Summary
-------
asynchronous workers in your instance
How to use this cube
--------------------
Add the worker cube to the dependencies of your cube. In your schema,
extend the cube's schema if necessary. Common extension often involve
adding attributes and relations to the CWWorkerTask entity which will
bear information pertaining to the task (data, relations to other
entities in the database...).
Then extend the CWWorker entity class. It is meant to have ``do_xxxx``
methods, where ``xxxx`` matches the value of the operation attribute
of CWWorkerTask entities. These methods are called with 2 arguments: a
session and a task. You generally use the task to get additional
parameters about what needs to be done. The method should return a
Unicode string which will be used as a message in the transition
information for the CWWorkerTask.
Here is an example of a CWWorker method which will asynchronously
delete an entity from the database, this is interesting in case the
entity has many composite relations and its deletion will trigger
lengthy chained deletions. The entity is at the end of an added
CWWorkerTask relation called ``target``::
def do_delete_entity(self, session, task):
entity = task.target[0]
session.execute('DELETE Any X WHERE X eid %(eid)s', {'eid': entity.eid})
return _('Success')
To trigger the deletion, all you need to do is to create a
CWWorkerTask with the correct operation and target (which in this case
may require overriding cubicweb.web.views.editforms.DeleteConfFormView
and setting up a custom Controller)::
task = self._cw.create_entity('CWWorkerTask',
operation=u'delete_entity',
target=some_entity)
Instance setup
--------------
You need to configure your instance to start the worker.
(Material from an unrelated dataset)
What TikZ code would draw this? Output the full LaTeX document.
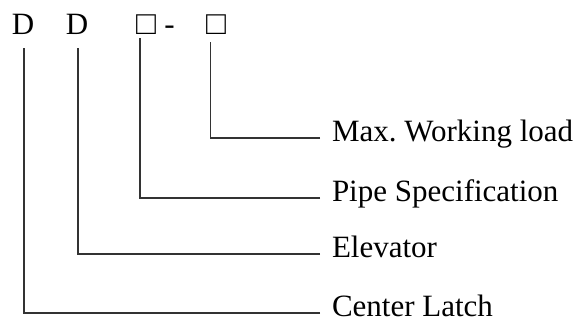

This is done
by setting ``long-transaction-worker`` to True in your instance
configuration file (this is in the ``[WORKER]`` section). This will
start a periodic task (you can also configure the period with
``worker-polling-period``) which will look for pending tasks in the
database. When a task is found, the worker will grab it and start
working on it. The ``worker-max-load`` option sets the maximum number
of tasks that can be run simultaneously by a worker. It defaults to 2
and you may want to set it to 1, but setting higher values will
degrade performances.
You can setup your instance as usual and configure it with a worker,
but the efficient way of doing things is to setup 2 instances (or
more) sharing a common database. The first instance will have the
``long-transaction-worker`` option set to False and will concentrate
on web serving, and will create new ``CWWorkerTask``. The other
instances can be repository only (i.e. ``cubicweb-ctl create -c
repository -a somecube myworkerinstance``) and will have
``long-transaction-worker`` set to True. That will ensure that the
workers and the web serving processes are not fighting over Python's
Global Interpreter Lock and provide maximum performance.
Note about connections pool size: each task processed by a worker
can use typically up to 3 connection from the pool. If you are running
a worker in the same instance as the one which does web serving, you
will probably need to set a larger ``connections-pool-size`` value
than the default (4): 7 or 8 should be fine.